With respect to notification by mail, we observe that when real property is owned by more than one person, Section 602 of the Law "requires separate individual notice to each named owner of property. ...." Teslovich v. Johnson, 486 Pa. 622, 628, 406 A.2d 1374, 1378 (1979). The cases of Mangine Appeal, 87 Pa.Cmwlth. 47, 487 A.2d 45 (1985) and Gill v. Tax Claim Bureau of Monroe County, 151 Pa.Cmwlth. 166, 616 A.2d 198 (1992) are instructive. In both of those cases, the tax bureau sent separate notices to both the husband and wife by certified mail, restricted delivery, return receipt requested. In each instance, the wife signed for her notice and also signed her name for her husband's notice. As such, the husband's receipt cards, returned to the tax bureau, bore the wife's signature. In accordance with Section 602(e)(2) of the Law, if a return receipt is not received from each owner, then at least ten days before the sale, similar notice of the sale shall be given to each owner who failed to acknowledge the first notice by United States certified mail at his last known address. This court concluded that in both of those cases, because the husband had not acknowledged receipt of the first notice, the bureau was required to send a second notice in accordance with the statute. Because *837 the bureau failed to send the second notice after the first notice went unacknowledged, this court determined that the bureau failed to comply with the Law and set aside the tax sales. As stated in Mangine:
Section 602(e)(2) requires a second notice to be sent to each owner who fails to acknowledge the first. Surely a return receipt for the first mailing not bearing the name of the one to whom it was sent, but that of another person, identifies the addressee as one who has not acknowledged that notice. The burden of examining the return receipt cards to ensure that the notices are acknowledged by the persons to whom they were sent is one imposed on the tax claim bureau by the statute and cannot be relieved by the courts. The name written on the return receipt card for the first mailing to Joseph J. Mangine was plainly Judith E. Mangine, so that the second notice should have been sent. Later cases will doubtless present variations on the theme of this one. We will decide them as they come.
Mangine, 487 A.2d at 47.
The present case varies from Mangine, in that the receipt received by the Bureau for Mr. Baklycki bore the purported signature of Mr. Baklycki. Having received a receipt bearing Mr. Baklycki's signature, the Bureau was required to do no more. i.e., no second notice was required as in Mangine and no such argument has been made here.

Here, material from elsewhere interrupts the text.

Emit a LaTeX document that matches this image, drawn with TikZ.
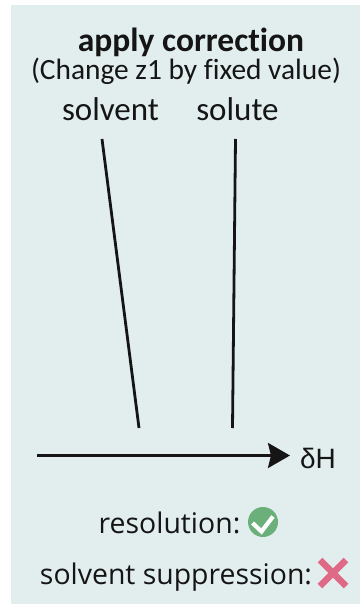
\documentclass[tikz,border=0pt]{standalone}
\usepackage{fontspec}
\setmainfont{Open Sans}
\newfontfamily\topfont[Ligatures=NoCommon]{Carlito}
\newfontfamily\symfont{Liberation Sans}
\definecolor{bgc}{HTML}{E2EEEE}
\definecolor{okc}{HTML}{6BB07A}
\definecolor{noc}{HTML}{DE6A85}
\definecolor{ink}{HTML}{151515}
\usetikzlibrary{arrows.meta}
\tikzset{
  lbl/.style={inner sep=0pt,text=ink,font=\fontsize{28.4}{28.4}\selectfont,anchor=base},
  toplbl/.style={inner sep=0pt,text=ink,font=\topfont\fontsize{33}{33}\selectfont,anchor=base},
  ttl/.style={inner sep=0pt,text=ink,font=\topfont\fontsize{33.5}{33.5}\selectfont\bfseries,anchor=base},
  sub/.style={inner sep=0pt,text=ink,font=\topfont\fontsize{29.4}{29.4}\selectfont,anchor=base},
  sym/.style={inner sep=0pt,text=ink,font=\symfont\fontsize{28}{28}\selectfont,anchor=base},
  peak/.style={draw=ink,line width=2.8pt},
  axis/.style={draw=ink,line width=2.8pt,-{Stealth[width=25pt,length=22pt,inset=3pt]}},
}
\begin{document}
\begin{tikzpicture}[x=1pt,y=-1pt]
\useasboundingbox (0,0) rectangle (360,604);
\fill[white] (0,0) rectangle (360,604);
\fill[bgc] (11,5) rectangle (360,604);
\node[ttl] (title) at (191,52) {apply correction};
\node[sub] (subtitle) at (186,80) {(Change z1 by fixed value)};
\node[toplbl] (solvent) at (110.5,121) {solvent};
\node[toplbl] (solute) at (237.5,121) {solute};
\coordinate (s1) at (102,139);
\coordinate (s2) at (139,428);
\coordinate (u1) at (235.5,139);
\coordinate (u2) at (232.5,428);
\draw[peak] (s1) -- (s2);
\draw[peak] (u1) -- (u2);
\coordinate (a1) at (37,455.5);
\coordinate (a2) at (290,455.5);
\draw[axis] (a1) -- (a2);
\node[sym] (dh) at (318,468) {δH};
\node[lbl] (res) at (169.5,533) {resolution:};
\node[circle,fill=okc,minimum size=30pt,inner sep=0pt] (ok) at (263,522) {};
\draw[white,line width=4.2pt] (252.5,523) -- (261.5,531.5) -- (273,516.5);
\node[lbl] (sup) at (176,584) {solvent suppression:};
\coordinate (x1) at (320,560);
\coordinate (x2) at (346,586);
\coordinate (x3) at (346,560);
\coordinate (x4) at (320,586);
\draw[noc,line width=6.5pt] (x1) -- (x2);
\draw[noc,line width=6.5pt] (x3) -- (x4);
\end{tikzpicture}
\end{document}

Unlike Mangine and Gill, the Bureau complied with the statutory notice requirements of Section 602 of the Law and as such, the sale was valid. Although the trial court determined that Mr. Baklycki did not receive notice of the tax sale via certified mail, "[w]here the bureau has complied with all the notice provisions of Section 602, the fact that notice was not actually received will not defeat the sale." Kleinberger v. Tax Claim Bureau of Lehigh County, 64 Pa.Cmwlth. 30, 438 A.2d 1045, 1048 (1982). The statute itself provides that "no sale shall be invalidated because of proof that mail notice as herein required was not received by the owner, provided such notice was given as prescribed by this statute." Section 602 of the Law, 72 P.S. § 5860.602.
Because the Bureau complied with all of the statutory notice requirements, the trial court erred in setting aside the tax sale.[4] Accordingly, the order of the trial court is reversed.
Now, September 27, 2001, the order of the Court of Common Pleas of Bucks County at No. 97-092290-16-6, dated November 8, 2000 is reversed.
[1] At the time the notices were sent, Mr. and Mrs. Baklycki, although living together, were not communicating with each other. The testimony also revealed that Mrs. Baklycki was responsible for payment of the taxes. Prior to the notices being sent, the couple settled a mortgage foreclosure action with their mortgage company. According to the trial court although it is unclear whether the 1995 real estate taxes were implicated in the 1997 mortgage foreclosure issue, the taxes were obviously not paid in the process of the resolution and according to the testimony of Mrs. Baklycki, the taxes were paid separate from the mortgage.
[2] Our review is limited to determining whether the trial court abused its discretion, rendered a decision lacking supporting evidence or clearly erred as a matter of law. Chester County Tax Claim Bureau v. Griffith, 113 Pa.Cmwlth. 105, 536 A.2d 503 (1988).
[3] Publication is not an issue and will not be addressed herein. As to the posting requirement the trial court "found no merit in the [Baklyckis] contention regarding deficiencies in the posting of notice." (Trial court opinion at p. 6.)
[4] In instances where the Bureau has not complied with the statutory notice requirements, a tax sale of the property may still be valid if the owners had actual notice of the sale. Sabbeth v. Tax Claim Bureau of Fulton County, 714 A.2d 514 (Pa.Cmwlth.1998), petition for allowance of appeal denied, (filed April 13, 1999), 1999 Pa. LEXIS 1045. In this case, because the Bureau complied with the notice requirements, the issue of whether Mr. Baklycki had actual notice is of no moment.